Required work
Copy out every line exactly as given.

Provided material
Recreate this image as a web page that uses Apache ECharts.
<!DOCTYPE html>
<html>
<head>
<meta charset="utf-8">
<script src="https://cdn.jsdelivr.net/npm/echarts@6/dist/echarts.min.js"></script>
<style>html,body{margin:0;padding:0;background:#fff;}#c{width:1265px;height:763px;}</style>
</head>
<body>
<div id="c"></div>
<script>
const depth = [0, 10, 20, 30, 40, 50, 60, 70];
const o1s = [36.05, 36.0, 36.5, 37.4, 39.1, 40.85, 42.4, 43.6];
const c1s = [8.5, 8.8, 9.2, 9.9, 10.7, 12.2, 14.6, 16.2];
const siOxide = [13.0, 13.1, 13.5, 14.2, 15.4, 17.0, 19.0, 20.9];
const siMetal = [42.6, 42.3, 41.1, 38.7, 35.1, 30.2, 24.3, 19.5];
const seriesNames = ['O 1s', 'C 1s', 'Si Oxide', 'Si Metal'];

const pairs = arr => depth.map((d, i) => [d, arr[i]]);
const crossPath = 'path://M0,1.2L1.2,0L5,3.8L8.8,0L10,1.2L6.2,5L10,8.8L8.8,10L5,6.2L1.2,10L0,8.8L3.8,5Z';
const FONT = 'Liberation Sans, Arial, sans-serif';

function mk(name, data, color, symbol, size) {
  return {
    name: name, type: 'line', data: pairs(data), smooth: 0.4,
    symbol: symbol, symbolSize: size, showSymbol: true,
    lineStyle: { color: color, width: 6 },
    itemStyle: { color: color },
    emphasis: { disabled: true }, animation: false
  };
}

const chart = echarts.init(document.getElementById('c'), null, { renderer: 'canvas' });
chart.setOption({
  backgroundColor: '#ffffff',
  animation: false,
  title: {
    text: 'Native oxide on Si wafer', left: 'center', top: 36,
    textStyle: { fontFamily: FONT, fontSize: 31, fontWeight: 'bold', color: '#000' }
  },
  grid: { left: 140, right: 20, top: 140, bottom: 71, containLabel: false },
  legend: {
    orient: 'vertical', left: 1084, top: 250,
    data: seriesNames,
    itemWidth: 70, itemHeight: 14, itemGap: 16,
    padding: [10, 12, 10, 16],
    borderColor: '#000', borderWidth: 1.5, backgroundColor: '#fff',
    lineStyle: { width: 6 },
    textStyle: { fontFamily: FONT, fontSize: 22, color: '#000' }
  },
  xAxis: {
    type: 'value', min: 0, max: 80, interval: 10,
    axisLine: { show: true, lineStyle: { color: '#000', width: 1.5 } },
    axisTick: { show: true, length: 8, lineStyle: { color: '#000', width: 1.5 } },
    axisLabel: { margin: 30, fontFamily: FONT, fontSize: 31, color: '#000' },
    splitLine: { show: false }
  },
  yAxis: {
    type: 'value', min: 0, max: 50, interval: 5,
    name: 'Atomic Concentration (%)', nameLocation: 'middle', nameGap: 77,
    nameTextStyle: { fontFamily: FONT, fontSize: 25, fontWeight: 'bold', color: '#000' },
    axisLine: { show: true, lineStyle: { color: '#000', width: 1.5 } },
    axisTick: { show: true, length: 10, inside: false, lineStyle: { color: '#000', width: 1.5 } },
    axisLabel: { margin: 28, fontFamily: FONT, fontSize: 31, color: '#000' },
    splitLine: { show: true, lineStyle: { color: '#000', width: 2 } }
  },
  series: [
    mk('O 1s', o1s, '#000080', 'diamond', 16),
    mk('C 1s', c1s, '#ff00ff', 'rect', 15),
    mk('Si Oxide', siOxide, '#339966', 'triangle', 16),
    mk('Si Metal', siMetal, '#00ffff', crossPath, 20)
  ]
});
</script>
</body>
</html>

Written answer
Recreate this image as a web page that uses Apache ECharts.
<!DOCTYPE html>
<html>
<head>
<meta charset="utf-8">
<script src="https://cdn.jsdelivr.net/npm/echarts@6/dist/echarts.min.js"></script>
<style>html,body{margin:0;padding:0;background:#fff;}#c{width:1265px;height:763px;}</style>
</head>
<body>
<div id="c"></div>
<script>
const depth = [0, 10, 20, 30, 40, 50, 60, 70];
const o1s = [36.05, 36.0, 36.5, 37.4, 39.1, 40.85, 42.4, 43.6];
const c1s = [8.5, 8.8, 9.2, 9.9, 10.7, 12.2, 14.6, 16.2];
const siOxide = [13.0, 13.1, 13.5, 14.2, 15.4, 17.0, 19.0, 20.9];
const siMetal = [42.6, 42.3, 41.1, 38.7, 35.1, 30.2, 24.3, 19.5];
const seriesNames = ['O 1s', 'C 1s', 'Si Oxide', 'Si Metal'];

const pairs = arr => depth.map((d, i) => [d, arr[i]]);
const crossPath = 'path://M0,1.2L1.2,0L5,3.8L8.8,0L10,1.2L6.2,5L10,8.8L8.8,10L5,6.2L1.2,10L0,8.8L3.8,5Z';
const FONT = 'Liberation Sans, Arial, sans-serif';

function mk(name, data, color, symbol, size) {
  return {
    name: name, type: 'line', data: pairs(data), smooth: 0.4,
    symbol: symbol, symbolSize: size, showSymbol: true,
    lineStyle: { color: color, width: 6 },
    itemStyle: { color: color },
    emphasis: { disabled: true }, animation: false
  };
}

const chart = echarts.init(document.getElementById('c'), null, { renderer: 'canvas' });
chart.setOption({
  backgroundColor: '#ffffff',
  animation: false,
  title: {
    text: 'Native oxide on Si wafer', left: 'center', top: 36,
    textStyle: { fontFamily: FONT, fontSize: 31, fontWeight: 'bold', color: '#000' }
  },
  grid: { left: 140, right: 20, top: 140, bottom: 71, containLabel: false },
  legend: {
    orient: 'vertical', left: 1084, top: 250,
    data: seriesNames,
    itemWidth: 70, itemHeight: 14, itemGap: 16,
    padding: [10, 12, 10, 16],
    borderColor: '#000', borderWidth: 1.5, backgroundColor: '#fff',
    lineStyle: { width: 6 },
    textStyle: { fontFamily: FONT, fontSize: 22, color: '#000' }
  },
  xAxis: {
    type: 'value', min: 0, max: 80, interval: 10,
    axisLine: { show: true, lineStyle: { color: '#000', width: 1.5 } },
    axisTick: { show: true, length: 8, lineStyle: { color: '#000', width: 1.5 } },
    axisLabel: { margin: 30, fontFamily: FONT, fontSize: 31, color: '#000' },
    splitLine: { show: false }
  },
  yAxis: {
    type: 'value', min: 0, max: 50, interval: 5,
    name: 'Atomic Concentration (%)', nameLocation: 'middle', nameGap: 77,
    nameTextStyle: { fontFamily: FONT, fontSize: 25, fontWeight: 'bold', color: '#000' },
    axisLine: { show: true, lineStyle: { color: '#000', width: 1.5 } },
    axisTick: { show: true, length: 10, inside: false, lineStyle: { color: '#000', width: 1.5 } },
    axisLabel: { margin: 28, fontFamily: FONT, fontSize: 31, color: '#000' },
    splitLine: { show: true, lineStyle: { color: '#000', width: 2 } }
  },
  series: [
    mk('O 1s', o1s, '#000080', 'diamond', 16),
    mk('C 1s', c1s, '#ff00ff', 'rect', 15),
    mk('Si Oxide', siOxide, '#339966', 'triangle', 16),
    mk('Si Metal', siMetal, '#00ffff', crossPath, 20)
  ]
});
</script>
</body>
</html>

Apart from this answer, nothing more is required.